§ **Excerpt from a dataset**:
- - - -

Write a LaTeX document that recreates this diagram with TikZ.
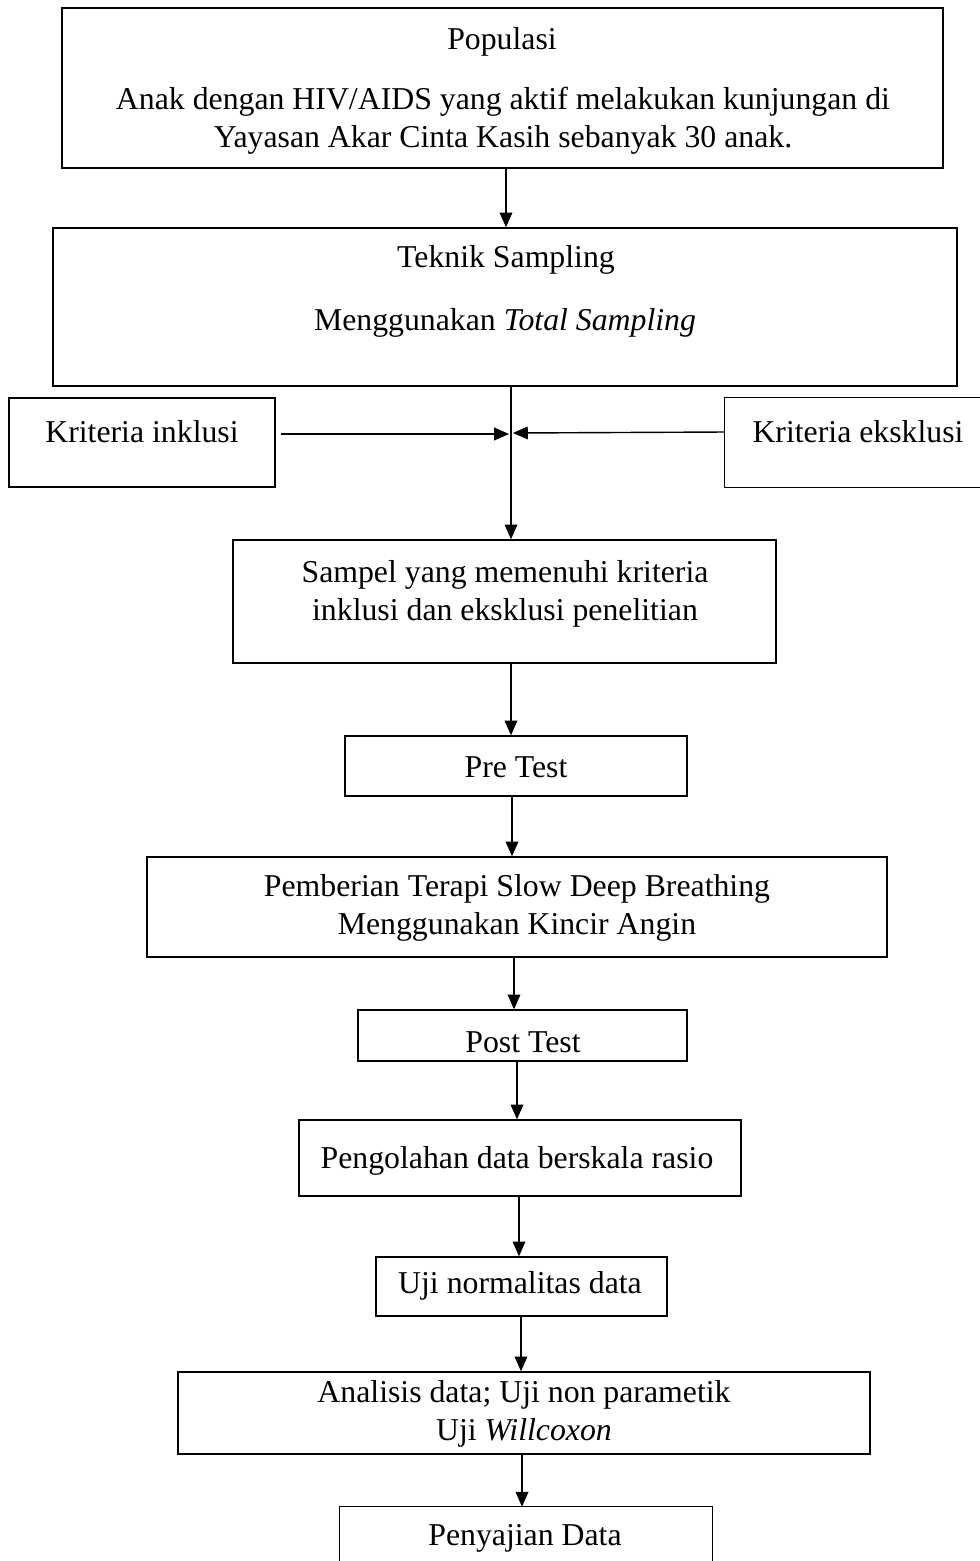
\documentclass[tikz,border=0pt]{standalone}
\usepackage{fontspec}
\setmainfont{Liberation Serif}
\usetikzlibrary{arrows.meta}
\tikzset{
  x=0.025cm, y=-0.025cm,
  boxline/.style={line width=1pt, black},
  arr/.style={line width=1pt, -{Triangle[length=10.5pt,width=9pt]}},
  lbl/.style={inner sep=0pt, align=center, font=\fontsize{22.6}{27}\selectfont},
}
\newcommand{\pbox}[5]{\node[draw, boxline, inner sep=0pt, minimum width={(#4-#2)*0.025cm}, minimum height={(#5-#3)*0.025cm}] (#1) at ({(#2+#4)/2},{(#3+#5)/2}) {};}
\begin{document}
\begin{tikzpicture}
\useasboundingbox (0,0) rectangle (980,1561);
% boxes
\pbox{pop}{62}{8}{943}{168}
\pbox{tek}{53}{228}{957}{386}
\pbox{ink}{9}{398}{275}{487}
\node[inner sep=0pt, minimum width={(982-725)*0.025cm}, minimum height={(487-398)*0.025cm}] (eks) at ({(725+982)/2},{(398+487)/2}) {};
\draw[boxline] (eks.north east) -- (eks.north west) -- (eks.south west) -- (eks.south east);
\pbox{sam}{233}{540}{776}{663}
\pbox{pre}{345}{736}{687}{796}
\pbox{pem}{147}{857}{887}{957}
\pbox{post}{358}{1010}{687}{1061}
\pbox{peng}{299}{1120}{741}{1196}
\pbox{uji}{376}{1257}{667}{1316}
\pbox{ana}{178}{1372}{870}{1454}
\node[inner sep=0pt, minimum width={(712-340)*0.025cm}, minimum height={(1563-1507)*0.025cm}] (pen) at ({(340+712)/2},{(1507+1563)/2}) {};
\draw[boxline] (pen.south west) -- (pen.north west) -- (pen.north east) -- (pen.south east);
% texts
\node[lbl] (tpop1) at (502,42) {Populasi};
\node[lbl] (tpop2) at (503,121) {Anak dengan HIV/AIDS yang aktif melakukan kunjungan di\\Yayasan Akar Cinta Kasih sebanyak 30 anak.};
\node[lbl] (ttek1) at (506,260) {Teknik Sampling};
\node[lbl] (ttek2) at (505,323) {Menggunakan \textit{Total Sampling}};
\node[lbl] (tink) at (142,432) {Kriteria inklusi};
\node[lbl] (teks) at (858,432) {Kriteria eksklusi};
\node[lbl] (tsam) at (505,594) {Sampel yang memenuhi kriteria\\inklusi dan eksklusi penelitian};
\node[lbl] (tpre) at (516,767) {Pre Test};
\node[lbl] (tpem) at (517,908) {Pemberian Terapi Slow Deep Breathing\\Menggunakan Kincir Angin};
\node[lbl] (tpost) at (523,1042) {Post Test};
\node[lbl] (tpeng) at (517,1161) {Pengolahan data berskala rasio};
\node[lbl] (tuji) at (520,1286) {Uji normalitas data};
\node[lbl] (tana) at (524,1414) {Analisis data; Uji non parametik\\Uji \textit{Willcoxon}};
\node[lbl] (tpen) at (525,1538) {Penyajian Data};
% connectors
\draw[arr] (506,0 |- pop.south) -- (506,0 |- tek.north);
\draw[arr] (511,0 |- tek.south) -- (511,0 |- sam.north);
\coordinate (jl) at (509,434);
\coordinate (jr) at (513,433);
\draw[arr] (281,434) -- (jl);
\draw[arr] (eks.west |- 0,432) -- (jr);
\draw[arr] (511,0 |- sam.south) -- (511,0 |- pre.north);
\draw[arr] (512,0 |- pre.south) -- (512,0 |- pem.north);
\draw[arr] (514,0 |- pem.south) -- (514,0 |- post.north);
\draw[arr] (517,0 |- post.south) -- (517,0 |- peng.north);
\draw[arr] (519,0 |- peng.south) -- (519,0 |- uji.north);
\draw[arr] (521,0 |- uji.south) -- (521,0 |- ana.north);
\draw[arr] (522,0 |- ana.south) -- (522,0 |- pen.north);
\end{tikzpicture}
\end{document}
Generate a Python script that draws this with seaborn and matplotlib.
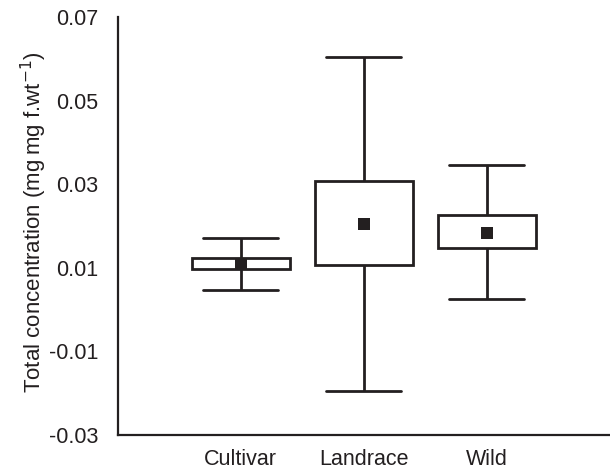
### Bibliotheken
import numpy as np
import pandas as pd
import matplotlib
matplotlib.use("Agg")
import matplotlib.pyplot as plt
import seaborn as sns

### Daten
groups = ["Cultivar", "Landrace", "Wild"]
whisker_low = [0.0047, -0.0194, 0.0025]
box_low = [0.0097, 0.0107, 0.0147]
box_high = [0.0123, 0.0308, 0.0226]
whisker_high = [0.0171, 0.0604, 0.0346]
means = [0.0109, 0.0205, 0.0184]

y_ticks = [-0.03, -0.01, 0.01, 0.03, 0.05, 0.07]
y_tick_labels = ["-0.03", "-0.01", "0.01", "0.03", "0.05", "0.07"]

dark = "#231f20"

### Datenstruktur: fünf Werte je Gruppe -> Quartile = Box, Min/Max = Whisker
rows = []
for g, lo, q1, m, q3, hi in zip(groups, whisker_low, box_low, means, box_high, whisker_high):
    for v in (lo, q1, m, q3, hi):
        rows.append({"group": g, "value": v})
df = pd.DataFrame(rows)
df_mean = pd.DataFrame({"group": groups, "value": means})

sns.set_style("white")
plt.rcParams["font.family"] = ["Liberation Sans", "DejaVu Sans"]
plt.rcParams["axes.unicode_minus"] = False

fig = plt.figure(figsize=(6.1, 4.7), dpi=100)
ax = fig.add_axes([0.193, 0.0745, 0.807, 0.8895])

sns.boxplot(data=df, x="group", y="value", order=groups, whis=(0, 100),
            width=0.8, color="white", linecolor=dark, linewidth=2,
            fliersize=0, medianprops={"visible": False}, ax=ax)

# Kappen breiter machen (Referenz: ~75 % der Boxbreite)
for line in ax.lines:
    xd = np.asarray(line.get_xdata(), dtype=float)
    yd = np.asarray(line.get_ydata(), dtype=float)
    if len(xd) == 2 and yd[0] == yd[1] and xd[0] != xd[1]:
        c = xd.mean()
        line.set_xdata([c - 0.305, c + 0.305])

sns.stripplot(data=df_mean, x="group", y="value", order=groups, jitter=False,
              marker="s", size=8.6, color=dark, linewidth=0, zorder=4, ax=ax)

ax.set_ylim(-0.03, 0.07)
ax.set_xlim(-1.0, 3.0)
ax.set_yticks(y_ticks)
ax.set_yticklabels(y_tick_labels)
ax.set_xlabel("")
ax.set_ylabel("Total concentration (mg\u2009mg f.wt$^{-1}$)", fontsize=16,
              color=dark)
ax.yaxis.set_label_coords(-0.14, 0.51)

for side in ("top", "right"):
    ax.spines[side].set_visible(False)
for side in ("left", "bottom"):
    ax.spines[side].set_color(dark)
    ax.spines[side].set_linewidth(1.6)

ax.tick_params(axis="both", direction="in", length=3, width=1.2, color=dark,
               labelsize=15.5, labelcolor=dark)
ax.tick_params(axis="y", pad=14)
ax.tick_params(axis="x", pad=10)

fig.savefig("out.png", dpi=100)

- - - -

§ **To do**:
All lines above from the one containing "Generate a Python" through the one containing "ax = fig.add_axes([0.193, 0.0745, 0.807, 0.8895])" are to be quoted exactly, and only those; pictures are left out.

§ **Answer to this problem**:
Generate a Python script that draws this with seaborn and matplotlib.
### Bibliotheken
import numpy as np
import pandas as pd
import matplotlib
matplotlib.use("Agg")
import matplotlib.pyplot as plt
import seaborn as sns

### Daten
groups = ["Cultivar", "Landrace", "Wild"]
whisker_low = [0.0047, -0.0194, 0.0025]
box_low = [0.0097, 0.0107, 0.0147]
box_high = [0.0123, 0.0308, 0.0226]
whisker_high = [0.0171, 0.0604, 0.0346]
means = [0.0109, 0.0205, 0.0184]

y_ticks = [-0.03, -0.01, 0.01, 0.03, 0.05, 0.07]
y_tick_labels = ["-0.03", "-0.01", "0.01", "0.03", "0.05", "0.07"]

dark = "#231f20"

### Datenstruktur: fünf Werte je Gruppe -> Quartile = Box, Min/Max = Whisker
rows = []
for g, lo, q1, m, q3, hi in zip(groups, whisker_low, box_low, means, box_high, whisker_high):
    for v in (lo, q1, m, q3, hi):
        rows.append({"group": g, "value": v})
df = pd.DataFrame(rows)
df_mean = pd.DataFrame({"group": groups, "value": means})

sns.set_style("white")
plt.rcParams["font.family"] = ["Liberation Sans", "DejaVu Sans"]
plt.rcParams["axes.unicode_minus"] = False

fig = plt.figure(figsize=(6.1, 4.7), dpi=100)
ax = fig.add_axes([0.193, 0.0745, 0.807, 0.8895])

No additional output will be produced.